* begin DATA LISTING *
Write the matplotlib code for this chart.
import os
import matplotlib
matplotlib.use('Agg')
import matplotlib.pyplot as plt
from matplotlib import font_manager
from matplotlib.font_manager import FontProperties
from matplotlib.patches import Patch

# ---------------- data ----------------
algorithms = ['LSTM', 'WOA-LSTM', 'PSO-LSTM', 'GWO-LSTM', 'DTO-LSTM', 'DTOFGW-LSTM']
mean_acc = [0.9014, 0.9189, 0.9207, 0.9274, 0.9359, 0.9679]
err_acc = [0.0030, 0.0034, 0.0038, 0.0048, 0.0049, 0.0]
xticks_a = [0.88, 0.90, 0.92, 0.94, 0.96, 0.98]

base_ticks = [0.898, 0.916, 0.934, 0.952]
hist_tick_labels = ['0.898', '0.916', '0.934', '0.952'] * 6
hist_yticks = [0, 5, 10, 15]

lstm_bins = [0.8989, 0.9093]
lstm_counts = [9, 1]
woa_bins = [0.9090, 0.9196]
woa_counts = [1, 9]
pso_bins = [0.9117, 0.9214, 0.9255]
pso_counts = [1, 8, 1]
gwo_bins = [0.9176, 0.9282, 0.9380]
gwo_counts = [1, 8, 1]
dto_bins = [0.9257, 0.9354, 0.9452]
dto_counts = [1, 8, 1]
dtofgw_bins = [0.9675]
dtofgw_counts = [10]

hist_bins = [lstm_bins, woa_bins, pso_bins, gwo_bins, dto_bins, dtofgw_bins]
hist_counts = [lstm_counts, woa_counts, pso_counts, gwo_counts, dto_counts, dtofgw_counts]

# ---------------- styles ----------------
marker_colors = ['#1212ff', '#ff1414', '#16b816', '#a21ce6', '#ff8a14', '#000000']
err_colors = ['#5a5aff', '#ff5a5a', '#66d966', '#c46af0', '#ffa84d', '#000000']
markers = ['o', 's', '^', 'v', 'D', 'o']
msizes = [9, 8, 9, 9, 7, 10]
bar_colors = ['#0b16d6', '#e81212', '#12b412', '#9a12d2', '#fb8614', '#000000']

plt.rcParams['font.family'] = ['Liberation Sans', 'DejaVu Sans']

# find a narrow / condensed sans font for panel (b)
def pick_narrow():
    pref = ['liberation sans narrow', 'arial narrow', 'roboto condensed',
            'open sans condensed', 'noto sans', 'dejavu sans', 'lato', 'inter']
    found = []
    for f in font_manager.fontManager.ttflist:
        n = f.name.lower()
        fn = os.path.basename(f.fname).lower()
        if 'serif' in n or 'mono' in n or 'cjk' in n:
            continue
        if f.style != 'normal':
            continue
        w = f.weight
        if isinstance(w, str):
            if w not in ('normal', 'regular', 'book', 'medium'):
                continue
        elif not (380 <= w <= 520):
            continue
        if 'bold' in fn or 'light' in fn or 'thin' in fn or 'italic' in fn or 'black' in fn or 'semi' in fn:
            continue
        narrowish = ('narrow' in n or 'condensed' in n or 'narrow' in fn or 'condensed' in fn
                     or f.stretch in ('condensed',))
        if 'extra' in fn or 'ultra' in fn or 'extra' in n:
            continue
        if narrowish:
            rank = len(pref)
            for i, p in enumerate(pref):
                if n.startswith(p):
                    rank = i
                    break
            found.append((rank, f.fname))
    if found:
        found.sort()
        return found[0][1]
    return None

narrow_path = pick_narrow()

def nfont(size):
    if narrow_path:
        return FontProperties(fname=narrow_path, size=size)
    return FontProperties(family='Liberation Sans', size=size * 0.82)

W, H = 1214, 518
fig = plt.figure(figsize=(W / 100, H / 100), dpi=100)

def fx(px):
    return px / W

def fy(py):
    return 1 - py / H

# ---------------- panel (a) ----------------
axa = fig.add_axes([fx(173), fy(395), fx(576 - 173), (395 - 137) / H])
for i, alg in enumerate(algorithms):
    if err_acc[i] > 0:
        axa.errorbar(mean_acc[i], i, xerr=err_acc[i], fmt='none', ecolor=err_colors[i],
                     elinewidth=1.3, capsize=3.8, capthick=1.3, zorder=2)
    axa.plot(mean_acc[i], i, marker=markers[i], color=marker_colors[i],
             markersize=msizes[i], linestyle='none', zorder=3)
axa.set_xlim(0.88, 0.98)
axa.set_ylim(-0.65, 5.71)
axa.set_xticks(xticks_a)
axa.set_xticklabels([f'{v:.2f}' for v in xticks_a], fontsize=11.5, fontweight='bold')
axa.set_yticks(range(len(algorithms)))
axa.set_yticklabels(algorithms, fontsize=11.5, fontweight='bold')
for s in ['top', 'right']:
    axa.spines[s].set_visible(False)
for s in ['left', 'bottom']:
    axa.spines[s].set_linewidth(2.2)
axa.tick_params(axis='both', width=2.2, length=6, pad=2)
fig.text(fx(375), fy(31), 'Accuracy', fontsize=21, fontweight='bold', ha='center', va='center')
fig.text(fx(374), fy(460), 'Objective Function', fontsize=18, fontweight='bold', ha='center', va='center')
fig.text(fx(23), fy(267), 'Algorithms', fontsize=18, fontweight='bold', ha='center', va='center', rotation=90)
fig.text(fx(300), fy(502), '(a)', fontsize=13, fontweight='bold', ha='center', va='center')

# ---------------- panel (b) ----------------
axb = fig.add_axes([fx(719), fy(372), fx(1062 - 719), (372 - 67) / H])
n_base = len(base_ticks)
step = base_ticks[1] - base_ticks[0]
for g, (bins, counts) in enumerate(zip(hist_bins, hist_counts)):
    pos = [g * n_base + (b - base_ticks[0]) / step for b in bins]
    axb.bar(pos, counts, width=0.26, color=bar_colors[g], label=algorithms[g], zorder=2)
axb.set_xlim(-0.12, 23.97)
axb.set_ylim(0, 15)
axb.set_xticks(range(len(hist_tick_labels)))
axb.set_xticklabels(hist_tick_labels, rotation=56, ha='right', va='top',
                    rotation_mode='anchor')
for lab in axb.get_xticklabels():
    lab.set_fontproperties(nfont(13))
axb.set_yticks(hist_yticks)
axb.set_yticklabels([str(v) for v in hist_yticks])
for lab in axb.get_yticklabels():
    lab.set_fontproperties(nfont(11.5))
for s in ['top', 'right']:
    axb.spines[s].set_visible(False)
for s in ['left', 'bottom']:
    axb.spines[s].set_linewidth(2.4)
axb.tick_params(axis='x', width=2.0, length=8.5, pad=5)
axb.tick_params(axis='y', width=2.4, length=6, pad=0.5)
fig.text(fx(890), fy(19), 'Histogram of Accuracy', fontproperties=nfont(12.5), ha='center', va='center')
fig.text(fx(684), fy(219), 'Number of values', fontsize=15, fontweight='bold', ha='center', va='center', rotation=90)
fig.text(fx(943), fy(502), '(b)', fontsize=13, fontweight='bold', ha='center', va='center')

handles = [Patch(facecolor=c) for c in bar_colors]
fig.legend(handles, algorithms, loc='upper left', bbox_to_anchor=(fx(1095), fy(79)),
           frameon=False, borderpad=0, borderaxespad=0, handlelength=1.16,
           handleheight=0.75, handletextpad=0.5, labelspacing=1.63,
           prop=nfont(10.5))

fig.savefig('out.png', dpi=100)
* end DATA LISTING *
* begin DATA LISTING *
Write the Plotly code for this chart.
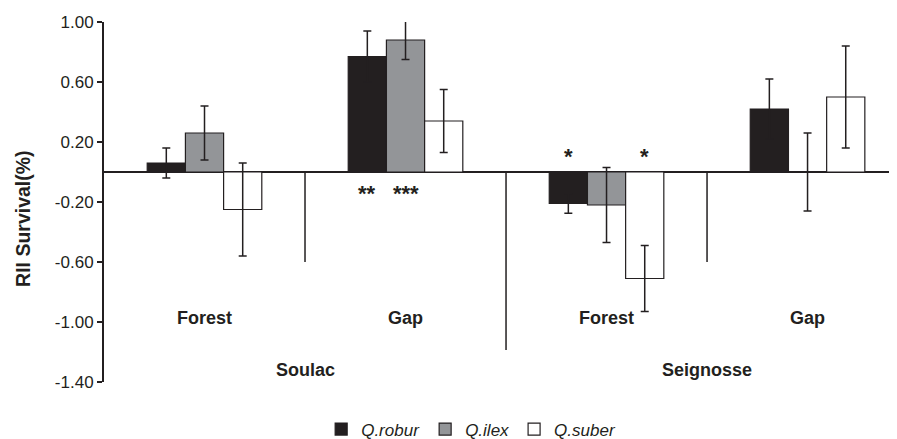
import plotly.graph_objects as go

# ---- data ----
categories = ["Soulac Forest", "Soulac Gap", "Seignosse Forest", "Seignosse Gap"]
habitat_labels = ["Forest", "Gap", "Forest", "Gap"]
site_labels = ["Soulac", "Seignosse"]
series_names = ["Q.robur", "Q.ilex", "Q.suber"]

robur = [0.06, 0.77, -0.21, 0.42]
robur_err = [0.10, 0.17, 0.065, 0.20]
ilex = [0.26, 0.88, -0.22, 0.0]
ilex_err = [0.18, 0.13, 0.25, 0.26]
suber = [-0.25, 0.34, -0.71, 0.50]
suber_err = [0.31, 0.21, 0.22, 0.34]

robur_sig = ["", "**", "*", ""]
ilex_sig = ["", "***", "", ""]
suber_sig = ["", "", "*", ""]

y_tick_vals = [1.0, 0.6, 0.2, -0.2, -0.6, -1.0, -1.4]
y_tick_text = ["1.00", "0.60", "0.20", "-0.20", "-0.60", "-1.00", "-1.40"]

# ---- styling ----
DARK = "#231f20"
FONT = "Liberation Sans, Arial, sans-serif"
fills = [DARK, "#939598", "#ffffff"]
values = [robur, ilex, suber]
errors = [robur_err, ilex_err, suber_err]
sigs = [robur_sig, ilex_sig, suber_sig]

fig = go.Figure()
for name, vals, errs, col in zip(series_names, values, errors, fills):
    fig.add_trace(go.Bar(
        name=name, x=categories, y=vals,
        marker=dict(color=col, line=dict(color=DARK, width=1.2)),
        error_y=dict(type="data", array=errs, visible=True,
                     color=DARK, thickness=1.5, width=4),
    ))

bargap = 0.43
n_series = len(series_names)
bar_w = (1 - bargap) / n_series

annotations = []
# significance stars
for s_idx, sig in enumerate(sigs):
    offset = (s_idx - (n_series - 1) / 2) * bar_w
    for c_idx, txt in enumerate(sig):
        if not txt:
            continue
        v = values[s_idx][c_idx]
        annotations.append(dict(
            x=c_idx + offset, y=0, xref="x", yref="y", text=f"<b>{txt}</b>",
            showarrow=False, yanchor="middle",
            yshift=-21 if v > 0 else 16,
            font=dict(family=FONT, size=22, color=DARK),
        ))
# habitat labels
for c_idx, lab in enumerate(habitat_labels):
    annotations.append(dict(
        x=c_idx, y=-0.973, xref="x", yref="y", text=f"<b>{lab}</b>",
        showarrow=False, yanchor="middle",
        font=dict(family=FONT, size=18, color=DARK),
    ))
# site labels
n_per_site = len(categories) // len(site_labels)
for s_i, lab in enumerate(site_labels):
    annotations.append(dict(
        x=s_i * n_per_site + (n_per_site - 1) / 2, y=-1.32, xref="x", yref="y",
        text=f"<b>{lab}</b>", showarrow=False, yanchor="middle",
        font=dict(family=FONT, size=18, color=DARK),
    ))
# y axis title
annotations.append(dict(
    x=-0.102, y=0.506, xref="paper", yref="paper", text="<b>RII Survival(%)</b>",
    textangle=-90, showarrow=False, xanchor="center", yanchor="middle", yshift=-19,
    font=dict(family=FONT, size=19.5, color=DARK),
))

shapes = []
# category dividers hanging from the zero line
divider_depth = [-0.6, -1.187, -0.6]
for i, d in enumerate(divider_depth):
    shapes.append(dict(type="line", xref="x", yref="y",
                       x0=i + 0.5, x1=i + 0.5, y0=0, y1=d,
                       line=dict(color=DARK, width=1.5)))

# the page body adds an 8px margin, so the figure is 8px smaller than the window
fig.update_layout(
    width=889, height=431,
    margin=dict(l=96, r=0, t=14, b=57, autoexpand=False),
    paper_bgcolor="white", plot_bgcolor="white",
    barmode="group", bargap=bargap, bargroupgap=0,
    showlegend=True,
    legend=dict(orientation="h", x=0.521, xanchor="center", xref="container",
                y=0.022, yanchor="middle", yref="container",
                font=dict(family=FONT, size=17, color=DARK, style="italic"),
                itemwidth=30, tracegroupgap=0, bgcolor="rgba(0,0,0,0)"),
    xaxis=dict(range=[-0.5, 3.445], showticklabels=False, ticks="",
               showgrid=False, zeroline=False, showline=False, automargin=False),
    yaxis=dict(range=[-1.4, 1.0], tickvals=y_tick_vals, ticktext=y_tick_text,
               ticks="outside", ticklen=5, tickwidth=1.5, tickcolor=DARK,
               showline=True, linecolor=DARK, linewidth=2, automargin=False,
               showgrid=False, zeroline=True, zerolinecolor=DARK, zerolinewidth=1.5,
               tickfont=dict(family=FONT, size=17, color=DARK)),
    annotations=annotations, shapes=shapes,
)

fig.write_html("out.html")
* end DATA LISTING *
> _WHAT TO WORK ON_
Above are the lines; repeat exactly the ones from the line containing "Write the matplotlib code for this chart." down to the line containing "from matplotlib.patches import Patch", both inclusive.

> _RESULT OF THE EXERCISE_
Write the matplotlib code for this chart.
import os
import matplotlib
matplotlib.use('Agg')
import matplotlib.pyplot as plt
from matplotlib import font_manager
from matplotlib.font_manager import FontProperties
from matplotlib.patches import Patch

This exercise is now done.